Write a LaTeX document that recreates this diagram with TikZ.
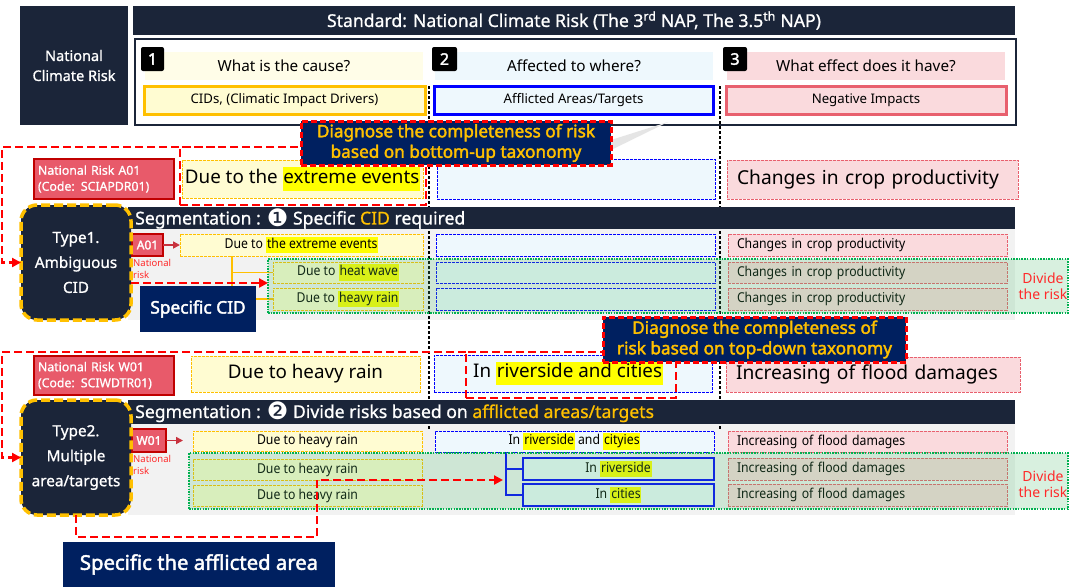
\documentclass[tikz,border=0pt]{standalone}
\usepackage{fontspec}
\setmainfont{Noto Sans}[BoldFont={Noto Sans},BoldFeatures={FakeBold=2.2}]
\newfontfamily\medfont[FakeBold=0.9]{Noto Sans}
\newfontfamily\dingfont{DejaVu Sans}
\newfontfamily\condfont[FakeStretch=0.9]{Noto Sans}
\usetikzlibrary{arrows.meta,calc}

\definecolor{navyA}{HTML}{1B2539}
\definecolor{navyB}{HTML}{002060}
\definecolor{gold}{HTML}{FFC000}
\definecolor{hly}{HTML}{FFFF00}
\definecolor{lyel}{HTML}{FFFCD2}
\definecolor{lyelband}{HTML}{FFFDE8}
\definecolor{lblue}{HTML}{EEF8FD}
\definecolor{lpink}{HTML}{FADADD}
\definecolor{pinkbd}{HTML}{E8606E}
\definecolor{riskfill}{HTML}{E85A6A}
\definecolor{riskbd}{HTML}{C00000}
\definecolor{riskred}{HTML}{FF2A2A}
\definecolor{panel}{HTML}{F2F2F2}
\definecolor{greenbd}{HTML}{00B050}
\definecolor{greenov}{HTML}{50BE6E}
\definecolor{arrowred}{HTML}{C8323E}

\newcommand\fsz[2]{\fontsize{#1}{#2}\selectfont}
\newcommand\hlt[1]{{\setlength\fboxsep{0.8pt}\colorbox{hly}{\strut#1}}}
\newcommand\dingnum[1]{\raisebox{-1.6pt}{\dingfont\fsz{24}{18}#1}}
% box from its top-left (x1,y1) to bottom-right (x2,y2), text centred
\newcommand\mkbox[7]{\node[#6,inner sep=0pt,outer sep=0pt,anchor=north west,
  minimum width={(#4-#2)*1pt},minimum height={(#5-#3)*1pt}] (#1) at (#2,#3) {#7};}
% same, text flush left with a padding
\newcommand\mkboxl[8]{\pgfmathsetmacro\tw{#4-#2-2*#7}\node[#6,inner ysep=0pt,inner xsep=#7pt,
  outer sep=0pt,anchor=north west,text width=\tw pt,align=left,
  minimum height={(#5-#3)*1pt}] (#1) at (#2,#3) {#8};}

\tikzset{
  badge/.style={fill=black,rounded corners=2pt,text=white,font=\fsz{16}{18}\bfseries},
  riskbox/.style={fill=riskfill,draw=riskbd,line width=2pt,text=white,font=\medfont\fsz{12.3}{16}},
  smallrisk/.style={fill=riskfill,draw=riskbd,line width=1.5pt,text=white,font=\fsz{12}{14}\bfseries},
  bigyel/.style={fill=lyel,draw=gold,line width=0.8pt,dash pattern=on 3pt off 1pt,font=\fsz{18.8}{22}},
  bigblue/.style={fill=lblue,draw=blue,line width=0.8pt,dash pattern=on 3pt off 1pt,font=\fsz{18.8}{22}},
  bigpink/.style={fill=lpink,draw=pinkbd,line width=0.8pt,dash pattern=on 3pt off 1pt,font=\fsz{19.2}{22}},
  rowyel/.style={fill=lyel,draw=gold,line width=0.9pt,dash pattern=on 3pt off 1pt,font=\condfont\fsz{13.6}{15}},
  rowblue/.style={fill=lblue,draw=blue,line width=0.9pt,dash pattern=on 3pt off 1pt,font=\condfont\fsz{13.6}{15}},
  rowbluesolid/.style={fill=lblue,draw=blue,line width=1.3pt,font=\condfont\fsz{13.6}{15}},
  rowpink/.style={fill=lpink,draw=pinkbd,line width=0.9pt,dash pattern=on 3pt off 1pt,font=\condfont\fsz{13.6}{15}},
  segbar/.style={fill=navyA},
  segtext/.style={text=white,font=\medfont\fsz{17.6}{18},anchor=west,inner sep=0pt},
  typebox/.style={fill=navyA,draw=gold,line width=3.5pt,dash pattern=on 9pt off 4pt,
    rounded corners=16pt,text=white,align=center,font=\medfont\fsz{15.3}{25}},
  reddash/.style={draw=red,line width=2.5pt,dash pattern=on 8pt off 4pt},
  redtip/.style={-{Triangle[length=9pt,width=9pt]}},
  diagbox/.style={fill=navyB,draw=red,line width=3pt,dash pattern=on 6pt off 3pt,
    text=gold,align=center,font=\fsz{17.2}{20.5}\bfseries},
  specbox/.style={fill=navyB,text=white,font=\fsz{17.3}{20}\bfseries},
  greenov/.style={fill=greenov,fill opacity=0.22,draw=greenbd,draw opacity=1,
    line width=2.5pt,dash pattern=on 1.5pt off 1.2pt},
  divider/.style={draw=black,line width=1.6pt,dash pattern=on 3pt off 2pt},
  natlabel/.style={text=riskred,align=left,font=\fsz{9.5}{12},anchor=north west,inner sep=0pt},
  dividetext/.style={text=riskred,align=center,font=\fsz{14}{16}},
  colq/.style={font=\fsz{15.3}{17}},
  colk/.style={line width=3pt,font=\fsz{13.2}{15}},
}

\begin{document}
\begin{tikzpicture}[x=1pt,y=-1pt]
\useasboundingbox (0,0) rectangle (1070,587);
\fill[white] (0,0) rectangle (1070,587);

% ---------- header ----------
\mkbox{ncr}{20}{6}{128}{125}{fill=navyA,text=white,align=center,font=\medfont\fsz{14.5}{20}}{National\\Climate Risk}
\mkbox{std}{133}{6}{1015}{35}{fill=navyA,text=white,font=\medfont\fsz{17.6}{19}}{Standard: National Climate Risk (The 3\textsuperscript{rd} NAP, The 3.5\textsuperscript{th} NAP)}
\mkbox{tbl}{135}{39}{1016}{125}{draw=navyA,line width=2pt,fill=white}{}
\mkbox{q1}{145}{52}{423}{80}{fill=lyelband,colq}{What is the cause?}
\mkbox{q2}{435}{52}{713}{80}{fill=lblue,colq}{Affected to where?}
\mkbox{q3}{727}{52}{1005}{80}{fill=lpink,colq}{What effect does it have?}
\mkbox{n1}{141}{47}{164}{71}{badge}{1}
\mkbox{n2}{432}{47}{457}{71}{badge}{2}
\mkbox{n3}{723}{47}{747}{71}{badge}{3}
\mkbox{k1}{144}{86}{425}{114}{fill=lyel,draw=gold,colk}{CIDs, (Climatic Impact Drivers)}
\mkbox{k2}{434}{86}{713}{114}{fill=lblue,draw=blue,colk}{Afflicted Areas/Targets}
\mkbox{k3}{726}{86}{1006}{114}{fill=lpink,draw=pinkbd,colk}{Negative Impacts}

% ---------- panels behind the segmented rows ----------
\mkbox{pan1}{128}{229}{1015}{320}{fill=panel}{}
\mkbox{pan2}{128}{424}{1015}{515}{fill=panel}{}

% column dividers
\draw[divider] (429,86) -- (429,430);
\draw[divider] (720,86) -- (720,430);

% ---------- national risk A01 ----------
\mkboxl{natA}{34}{159}{174}{199}{riskbox}{4}{National Risk A01\\(Code: SCIAPDR01)}
\mkbox{dueA}{182}{160}{423}{198}{bigyel}{Due to the \hlt{extreme events}}
\mkbox{blueA}{437}{159}{715}{199}{bigblue}{}
\mkboxl{pinkA}{727}{160}{1018}{199}{bigpink}{10}{Changes in crop productivity}
\mkbox{redA}{180}{147}{426}{205}{reddash}{}

% ---------- type 1 rows ----------
\mkbox{a01}{132}{234}{163}{256}{smallrisk}{A01}
\node[natlabel] (natlab1) at (133,259) {National\\risk};
\mkbox{ya1}{180}{234}{423}{256}{rowyel}{Due to \hlt{the extreme events}}
\mkbox{ya2}{273}{262}{423}{283}{rowyel}{Due to \hlt{heat wave}}
\mkbox{ya3}{273}{288}{423}{310}{rowyel}{Due to \hlt{heavy rain}}
\mkbox{ba1}{436}{234}{715}{256}{rowblue}{}
\mkbox{ba2}{436}{262}{715}{283}{rowblue}{}
\mkbox{ba3}{436}{288}{715}{310}{rowblue}{}
\mkboxl{pa1}{728}{234}{1007}{256}{rowpink}{9}{Changes in crop productivity}
\mkboxl{pa2}{728}{262}{1007}{283}{rowpink}{9}{Changes in crop productivity}
\mkboxl{pa3}{728}{288}{1007}{310}{rowpink}{9}{Changes in crop productivity}

\coordinate (t1) at ($(ya1.south west)+(52,0)$);
\draw[gold,line width=1.6pt] (t1) |- (ya2.west);
\draw[gold,line width=1.6pt] (t1) |- (ya3.west);
\draw[arrowred,line width=1.6pt,-{Triangle[length=7pt,width=7pt]}] (a01.east) -- (ya1.west);

\mkbox{green1}{268}{259}{1068}{313}{greenov}{}
\mkbox{specA}{140}{286}{256}{332}{specbox}{Specific CID}
\node[dividetext] (div1) at (1043,286) {Divide\\the risk};

% ---------- national risk W01 ----------
\mkboxl{natW}{34}{356}{174}{395}{riskbox}{4}{National Risk W01\\(Code: SCIWDTR01)}
\mkbox{dueW}{191}{356}{420}{392}{bigyel}{Due to heavy rain}
\mkbox{blueW}{434}{355}{712}{392}{bigblue}{\hspace*{-10pt}In \hlt{riverside and cities}}
\mkboxl{pinkW}{726}{357}{1020}{392}{bigpink}{10}{Increasing of flood damages}
\mkbox{redW}{466}{352}{676}{398}{reddash}{}

% ---------- type 2 rows ----------
\mkbox{w01}{132}{429}{166}{452}{smallrisk}{W01}
\node[natlabel] (natlab2) at (133,455) {National\\risk};
\mkbox{yw1}{193}{431}{422}{451}{rowyel}{Due to heavy rain}
\mkbox{yw2}{193}{459}{422}{480}{rowyel}{Due to heavy rain}
\mkbox{yw3}{193}{485}{422}{506}{rowyel}{Due to heavy rain}
\mkbox{bw1}{435}{431}{714}{452}{rowblue}{In \hlt{riverside} and \hlt{cityies}}
\mkbox{bw2}{523}{458}{714}{480}{rowbluesolid}{In \hlt{riverside}}
\mkbox{bw3}{523}{484}{714}{506}{rowbluesolid}{In \hlt{cities}}
\mkboxl{pw1}{728}{431}{1007}{452}{rowpink}{9}{Increasing of flood damages}
\mkboxl{pw2}{728}{458}{1007}{480}{rowpink}{9}{Increasing of flood damages}
\mkboxl{pw3}{728}{484}{1007}{506}{rowpink}{9}{Increasing of flood damages}

\coordinate (t2) at ($(bw1.south west)+(71,0)$);
\draw[blue,line width=2pt] (t2) |- (bw2.west);
\draw[blue,line width=2pt] (t2) |- (bw3.west);
\coordinate (w01tip) at ($(w01.east)+(17,0)$);
\draw[arrowred,line width=1.6pt,-{Triangle[length=7pt,width=7pt]}] (w01.east) -- (w01tip);

\mkbox{green2}{189}{453}{1068}{509}{greenov}{}
\node[dividetext] (div2) at (1043,484) {Divide\\the risk};

% ---------- segmentation bars ----------
\mkbox{seg1}{128}{207}{1015}{229}{segbar}{}
\node[segtext] (seg1t) at (135,218.5) {Segmentation : \dingnum{❶} Specific \textcolor{gold}{CID} required};
\mkbox{seg2}{128}{400}{1015}{424}{segbar}{}
\node[segtext] (seg2t) at (135,412) {Segmentation : \dingnum{❷} Divide risks based on \textcolor{gold}{afflicted areas/targets}};

% ---------- type boxes ----------
\mkbox{type1}{21}{205}{131}{320}{typebox}{Type1.\\Ambiguous\\CID}
\mkbox{type2}{21}{400}{131}{515}{typebox}{Type2.\\Multiple\\area/targets}

% ---------- red dashed flows ----------
\coordinate (c1) at (2,147);
\draw[reddash,redtip] ($(redA.north west)+(35,0)$) -- (c1) |- (type1.west);
\coordinate (r1s) at ($(type1.south east)+(0,-37)$);
\draw[reddash,redtip] (r1s) -- (r1s -| green1.west);

\coordinate (c2) at (2,352);
\draw[reddash,redtip] (redW.north west) -- (c2) |- (type2.west);
\coordinate (q1) at (317,537);
\coordinate (q2) at (503,480);
\draw[reddash,redtip] (type2.south) |- (q1) |- (q2);

% ---------- diagnosis call-outs ----------
\coordinate (tailtip) at (668,122);
\fill[black!10] ($(redA.north east)+(185,-7)$) -- (tailtip) -- ($(redA.north east)+(185,3)$) -- cycle;
\mkbox{diag1}{301}{121}{611}{165}{diagbox}{Diagnose the completeness of risk\\based on bottom-up taxonomy}
\mkbox{diag2}{603}{317}{906}{362}{diagbox}{Diagnose the completeness of\\risk based on top-down taxonomy}

\mkbox{specW}{63}{542}{335}{587}{specbox,font=\fsz{20.3}{22}\bfseries}{Specific the afflicted area}
\end{tikzpicture}
\end{document}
----------------------------------------
◆ TO DO ◆
Which lines of the data above contain "with"? Copy each one.

◆ ANSWER TO THIS TASK ◆
Write a LaTeX document that recreates this diagram with TikZ.
% same, text flush left with a padding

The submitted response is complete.